Watch CBS News

Bush, Black Caucus In Rare Meeting

President Bush held a long awaited meeting Wednesday with the Congressional Black Caucus, the all-Democratic group that has had a strained relationship with the White House over the last four years.

The 43-member caucus presented Mr. Bush with its eight-page agenda during a private meeting. The new chairman of the caucus, Rep. Mel Watt, D-N.C., said the president agreed to read the agenda and take it under advisement but didn't offer much response to it.

The agenda asks for more spending on education for poor and minority students, health care for all Americans, promotion of affirmative action, aid to impoverished African and Caribbean nations, and a guarantee that Social Security benefits continue to be paid, among other requests.

Some members told the president they were concerned that a prominent Republican lawmaker had suggested adjusting benefits based on gender and race to take into account differing average life spans.

Mr. Bush did not respond directly, said Rep. Charlie Rangel, D-N.Y., but told the lawmakers he plans to give more details of his plan in the State of the Union address.

Eleanor Holmes-Norton, the District of Columbia's nonvoting delegate to Congress, said Mr. Bush said he would meet again with the caucus. "But he said that last time," she said.

Mr. Bush has met three times with the caucus since taking office four years ago. The first meeting came shortly after his inauguration, when the president said it would "be the beginning of, hopefully, a lot of meetings."

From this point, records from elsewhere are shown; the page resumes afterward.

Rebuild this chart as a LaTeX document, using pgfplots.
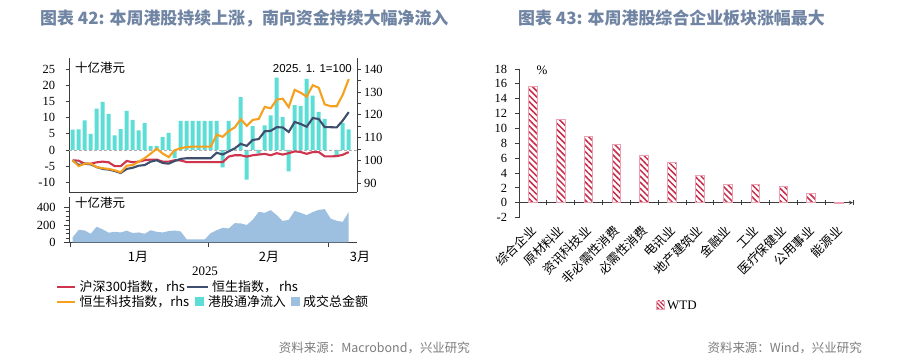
\documentclass[border=0pt]{standalone}
\usepackage{fontspec}
\setmainfont{Liberation Serif}
\newfontfamily\cjk{Noto Sans CJK SC}
\newfontfamily\lsans{Liberation Sans}
\usepackage{pgfplots}
\pgfplotsset{compat=1.18}
\usepackage{pgfplotstable}
\usetikzlibrary{patterns.meta}

\definecolor{hsred}{RGB}{206,52,78}
\definecolor{hsnavy}{RGB}{62,78,108}
\definecolor{hsorange}{RGB}{245,160,30}
\definecolor{flowcyan}{RGB}{92,222,214}
\definecolor{areablue}{RGB}{157,192,224}
\definecolor{titleblue}{RGB}{112,132,163}
\definecolor{axisgray}{RGB}{60,60,60}
\definecolor{srcgray}{RGB}{125,125,125}
\definecolor{barred}{RGB}{200,45,75}
\definecolor{pinkedge}{RGB}{236,160,176}
\definecolor{zerogray}{RGB}{175,175,175}

\pgfplotstableread{
i flow hs hsi tech turn
0 6.3 100.1 100.1 100.1 60
1 6.4 99.9 98.0 97.5 145
2 9.2 98.6 98.6 98.6 137
3 5.0 98.6 98.3 98.6 100
4 12.8 99.2 97.1 97.1 180
5 14.9 99.5 96.3 96.6 150
6 11.2 99.2 96.0 96.3 112
7 4.5 97.5 95.4 95.7 122
8 6.5 97.5 94.5 94.8 115
9 12.1 99.8 96.3 97.7 135
10 9.3 99.2 96.8 98.0 108
11 6.1 99.5 97.7 99.5 115
12 8.3 100.1 98.0 101.0 100
13 1.2 100.4 99.5 103.0 140
14 1.3 100.4 100.1 105.2 122
15 4.0 99.5 98.9 103.0 115
16 5.3 99.5 98.6 101.5 130
17 -2.5 100.1 99.8 104.5 137
18 9.0 100.0 100.7 105.4 126
19 9.0 99.3 101.0 105.9 35
20 9.0 99.3 101.0 106.1 35
21 9.0 99.3 101.0 106.1 35
22 9.0 99.3 101.0 106.1 35
23 9.0 99.3 101.0 106.1 107
24 9.0 99.3 103.4 111.3 141
25 -5.4 99.3 102.6 110.4 168
26 9.0 101.7 104.0 112.9 160
27 0.3 102.3 105.3 114.5 221
28 16.4 102.3 107.3 118.1 218
29 -9.2 101.7 106.4 115.2 200
30 7.4 102.3 109.0 117.8 259
31 -1.1 102.6 109.4 118.2 351
32 7.6 102.9 112.8 123.5 339
33 10.7 102.3 113.0 122.9 370
34 22.4 103.2 114.6 126.7 313
35 10.2 102.6 114.5 127.1 245
36 -6.6 103.2 112.5 123.4 259
37 13.9 104.0 116.9 131.0 362
38 13.6 103.7 116.0 129.7 339
39 22.0 102.9 114.8 128.0 313
40 16.8 103.7 118.6 133.0 347
41 11.8 103.7 118.2 131.9 373
42 9.6 101.8 114.6 124.6 381
43 0.0 101.8 114.6 123.8 272
44 -1.6 101.9 114.5 123.8 248
45 8.3 102.5 117.5 128.8 236
46 6.4 103.7 121.2 135.7 351
}\leftdata

\pgfplotstableread{
x wtd
0 15.6
1 11.26
2 8.92
3 7.85
4 6.32
5 5.38
6 3.68
7 2.51
8 2.51
9 2.24
10 1.21
11 -0.15
}\rightdata

\pgfplotsset{
  common/.style={
    scale only axis,
    anchor=south west,
    /pgf/number format/assume math mode=true,
    tick label style={font=\fontsize{12.5}{14}\selectfont},
    axis line style={line width=0.8pt, color=axisgray, -},
    tick style={color=axisgray, line width=0.8pt},
    tick align=outside,
    major tick length=3.5bp,
    minor tick length=3.5bp,
  }
}

\begin{document}
\begin{tikzpicture}
\path[use as bounding box, fill=white] (0,0) rectangle (901bp,363bp);

% titles
\node[anchor=west, text=titleblue, font=\cjk\bfseries\fontsize{17}{20}\selectfont, inner sep=0] at (40bp,345bp) {图表 42: 本周港股持续上涨，南向资金持续大幅净流入};
\node[anchor=west, text=titleblue, font=\cjk\bfseries\fontsize{17}{20}\selectfont, inner sep=0] at (518bp,345bp) {图表 43: 本周港股综合企业板块涨幅最大};

% ---------- upper left panel: flows (lhs)
\begin{axis}[common,
  width=288bp, height=134bp, at={(69bp,171bp)},
  xmin=-0.617, xmax=47.38, ymin=-13.0, ymax=28.48,
  axis y line*=left, axis x line*=bottom,
  xtick=\empty,
  ytick={-10,-5,...,25},
  yticklabel style={xshift=-7bp},
]
\addplot[ybar, bar width=4bp, fill=flowcyan, draw=none] table[x=i, y=flow] {\leftdata};
\addplot[zerogray, line width=0.9pt, dash pattern=on 3bp off 2bp] coordinates {(-0.617,0) (47.38,0)};
\end{axis}

% ---------- upper left panel: indices (rhs)
\begin{axis}[common,
  width=288bp, height=134bp, at={(69bp,171bp)},
  xmin=-0.617, xmax=47.38, ymin=86.18, ymax=144.95,
  axis y line*=right, axis x line=none,
  ytick={90,100,...,140},
  minor ytick={95,105,...,135},
]
\addplot[hsred, line width=2.1pt] table[x=i, y=hs] {\leftdata};
\addplot[hsnavy, line width=2.1pt] table[x=i, y=hsi] {\leftdata};
\addplot[hsorange, line width=2.1pt] table[x=i, y=tech] {\leftdata};
\end{axis}

\node[anchor=west, font=\cjk\fontsize{12.5}{14}\selectfont, inner sep=0] at (75bp,295bp) {十亿港元};
\node[anchor=east, font=\lsans\fontsize{11.5}{13}\selectfont, inner sep=0] at (352bp,294.5bp) {2025. 1. 1=100};

% ---------- lower left panel: turnover
\begin{axis}[common,
  width=288bp, height=45.5bp, at={(69bp,120.5bp)},
  xmin=-0.617, xmax=47.38, ymin=0, ymax=520,
  axis y line*=left, axis x line*=bottom,
  xtick={-0.45,22.55,42.55}, xticklabels={},
  major tick length=5bp,
  ytick={0,200,400},
  minor ytick={50,100,150,250,300,350},
  yticklabel style={xshift=-5bp},
]
\addplot[fill=areablue, draw=none] table[x=i, y=turn] {\leftdata} \closedcycle;
\end{axis}
\node[anchor=west, font=\cjk\fontsize{12.5}{14}\selectfont, inner sep=0] at (75bp,160bp) {十亿港元};
\node[font=\cjk\fontsize{13}{15}\selectfont, inner sep=0] at (138bp,106bp) {1月};
\node[font=\cjk\fontsize{13}{15}\selectfont, inner sep=0] at (269bp,106bp) {2月};
\node[font=\cjk\fontsize{13}{15}\selectfont, inner sep=0] at (360bp,106bp) {3月};
\node[font=\fontsize{13}{15}\selectfont, inner sep=0] at (205bp,92bp) {2025};

% legend (left)
\draw[hsred, line width=2.2pt] (57bp,76bp) -- (75bp,76bp);
\node[anchor=west, font=\cjk\fontsize{13}{15}\selectfont, inner sep=0] at (79.5bp,76bp) {沪深300指数，rhs};
\draw[hsnavy, line width=2.2pt] (187bp,76bp) -- (208bp,76bp);
\node[anchor=west, font=\cjk\fontsize{13}{15}\selectfont, inner sep=0] at (212bp,76bp) {恒生指数，\,rhs};
\draw[hsorange, line width=2.2pt] (57bp,61bp) -- (75bp,61bp);
\node[anchor=west, font=\cjk\fontsize{13}{15}\selectfont, inner sep=0] at (79.5bp,61bp) {恒生科技指数，rhs};
\fill[flowcyan] (195bp,56.5bp) rectangle (204bp,65.5bp);
\node[anchor=west, font=\cjk\fontsize{13}{15}\selectfont, inner sep=0] at (208bp,61bp) {港股通净流入};
\fill[areablue] (291bp,56.5bp) rectangle (300bp,65.5bp);
\node[anchor=west, font=\cjk\fontsize{13}{15}\selectfont, inner sep=0] at (303bp,61bp) {成交总金额};

% ---------- right chart
\begin{axis}[common,
  width=334bp, height=148.6bp, at={(519bp,145.4bp)},
  xmin=-0.5, xmax=11.5, ymin=-2, ymax=18,
  axis y line*=left, axis x line=middle,
  major tick length=4.5bp,
  xtick={-0.5,0.5,...,11.5}, xticklabels={},
  extra x ticks={0,1,...,11},
  extra x tick labels={综合企业,原材料业,资讯科技业,非必需性消费,必需性消费,电讯业,地产建筑业,金融业,工业,医疗保健业,公用事业,能源业},
  extra x tick style={major tick length=0pt,
    xticklabel style={font=\cjk\fontsize{12.5}{14}\selectfont, yshift=-23bp, xshift=3bp, rotate=45, anchor=east}},
  ytick={-2,0,...,18},
  yticklabel style={xshift=-4bp},
  clip=false,
]
\addplot[ybar, bar width=8.7bp, draw=pinkedge, line width=1.1pt,
  pattern={Lines[angle=-45, distance=4.3bp, line width=1.5bp]}, pattern color=barred]
  table[x=x, y=wtd] {\rightdata};
\end{axis}
\node[font=\fontsize{13}{15}\selectfont, inner sep=0] at (542bp,293bp) {\%};
\draw[pinkedge, line width=1pt, pattern={Lines[angle=-45, distance=3bp, line width=1.2bp]}, pattern color=barred] (656.5bp,54bp) rectangle (664.5bp,62bp);
\node[anchor=west, font=\fontsize{13}{15}\selectfont, inner sep=0] at (667bp,58bp) {WTD};

% sources
\node[anchor=east, text=srcgray, font=\cjk\fontsize{12.5}{14}\selectfont, inner sep=0] at (470bp,15bp) {资料来源：Macrobond，兴业研究};
\node[anchor=east, text=srcgray, font=\cjk\fontsize{12.5}{14}\selectfont, inner sep=0] at (862bp,15bp) {资料来源：Wind，兴业研究};
\end{tikzpicture}
\end{document}
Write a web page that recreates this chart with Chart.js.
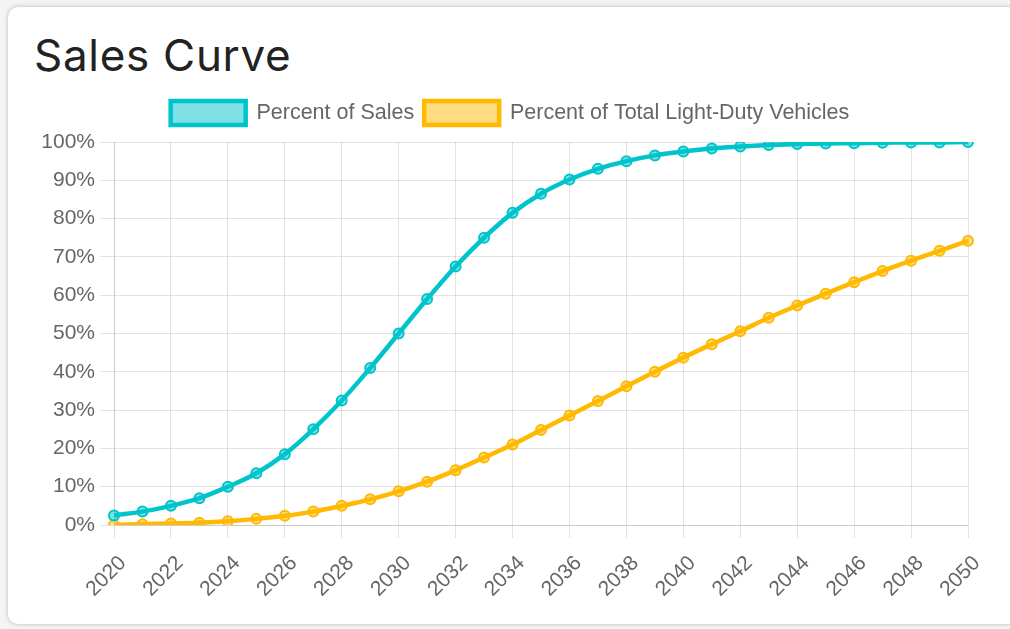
<!DOCTYPE html>
<html lang="en">
<head>
    <meta charset="UTF-8">
    <title>Sales Curve</title>
    <script src="https://cdn.jsdelivr.net/npm/chart.js"></script>
    <style>
        body { margin: 0; background: #f4f4f4; width: 1010px; height: 629px; overflow: hidden; }
        .card {
            position: absolute; left: 8px; top: 7px; width: 1010px; height: 617px;
            background: #fff; border-radius: 10px;
            box-shadow: 0 0 4px rgba(0,0,0,0.25);
        }
        h2 {
            position: absolute; left: 26px; top: 21px; margin: 0;
            font-family: "Inter", sans-serif; font-weight: 400; font-size: 44px;
            color: #222; letter-spacing: 0.7px;
        }
        #salesChart { position: absolute; left: 0; top: 82px; }
    </style>
</head>
<body>
<div class="card">
    <h2>Sales Curve</h2>
    <canvas id="salesChart" width="1000" height="520"></canvas>
</div>
<script>
    const years = [];
    for (let y = 2020; y <= 2050; y++) years.push(String(y));

    const percentOfSales = [2.5, 3.5, 5, 7, 10, 13.5, 18.5, 25, 32.5, 41, 50, 59, 67.5, 75, 81.5, 86.5,
        90.2, 93, 95, 96.5, 97.5, 98.3, 98.8, 99.2, 99.5, 99.6, 99.7, 99.8, 99.9, 99.9, 100];
    const percentOfTotal = [0, 0.2, 0.4, 0.6, 1, 1.6, 2.4, 3.5, 5, 6.7, 8.8, 11.3, 14.3, 17.6, 21, 24.8,
        28.6, 32.4, 36.2, 40, 43.7, 47.2, 50.6, 54.1, 57.3, 60.4, 63.4, 66.3, 69, 71.6, 74.2];

    const cyan = "rgb(0,196,204)";
    const yellow = "rgb(255,185,0)";
    const tickFont = { size: 21, family: "Liberation Sans, Arial" };

    // more room under the legend, and push it right so it sits over the plot
    const legendTweak = {
        id: "legendTweak",
        beforeInit(chart) {
            const legend = chart.legend;
            const fit = legend.fit;
            legend.fit = function () {
                fit.call(this);
                this.height += 7;
            };
            const draw = legend.draw;
            legend.draw = function (area) {
                this.left += 22; this.right += 22;
                draw.call(this, area);
                this.left -= 22; this.right -= 22;
            };
        }
    };

    const ctx = document.getElementById("salesChart").getContext("2d");
    new Chart(ctx, {
        type: "line",
        data: {
            labels: years,
            datasets: [
                { label: "Percent of Sales", data: percentOfSales, borderColor: cyan,
                  backgroundColor: "rgba(0,196,204,0.5)", borderWidth: 4.5, pointRadius: 5,
                  pointBorderWidth: 2, tension: 0.4, fill: false },
                { label: "Percent of Total Light-Duty Vehicles", data: percentOfTotal, borderColor: yellow,
                  backgroundColor: "rgba(255,185,0,0.5)", borderWidth: 4.5, pointRadius: 5,
                  pointBorderWidth: 2, tension: 0.4, fill: false }
            ]
        },
        plugins: [legendTweak],
        options: {
            responsive: false,
            animation: false,
            layout: { padding: { top: 2, right: 40, bottom: 9, left: 0 } },
            plugins: {
                legend: {
                    position: "top",
                    labels: { color: "#666", font: { size: 21.5, family: "Liberation Sans, Arial" },
                              boxWidth: 75, boxHeight: 24, padding: 10 }
                },
                tooltip: { enabled: false }
            },
            scales: {
                x: {
                    grid: { color: "rgba(0,0,0,0.11)", tickLength: 13 },
                    border: { color: "rgba(0,0,0,0.11)" },
                    ticks: { color: "#666", font: tickFont, padding: 13, labelOffset: 9,
                             maxRotation: 45, minRotation: 45, autoSkip: true, maxTicksLimit: 16 },
                    afterFit(scale) { scale.height = 75; }
                },
                y: {
                    min: 0, max: 100,
                    grid: { color: "rgba(0,0,0,0.11)", tickLength: 14 },
                    border: { color: "rgba(0,0,0,0.11)" },
                    ticks: { color: "#666", stepSize: 10, padding: 5, font: tickFont,
                             callback: v => v + "%" },
                    afterFit(scale) { scale.width = 106; }
                }
            }
        }
    });
</script>
</body>
</html>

But the next one didn't come until three years later when members of the caucus showed up at the White House to pressure the administration to preserve President Jean-Bertrand Aristide's rule in Haiti.

Wednesday's session was the president's second meeting in two days with black leaders, part of an effort to reach out to a community that voted overwhelmingly against his re-election.

On Tuesday, Mr. Bush met with 14 clergy and 10 leaders from business and nonprofit groups.

Exit polls showed that Mr. Bush received just 11 percent of the black vote in November's election, a slight increase over the 9 percent he received four years earlier.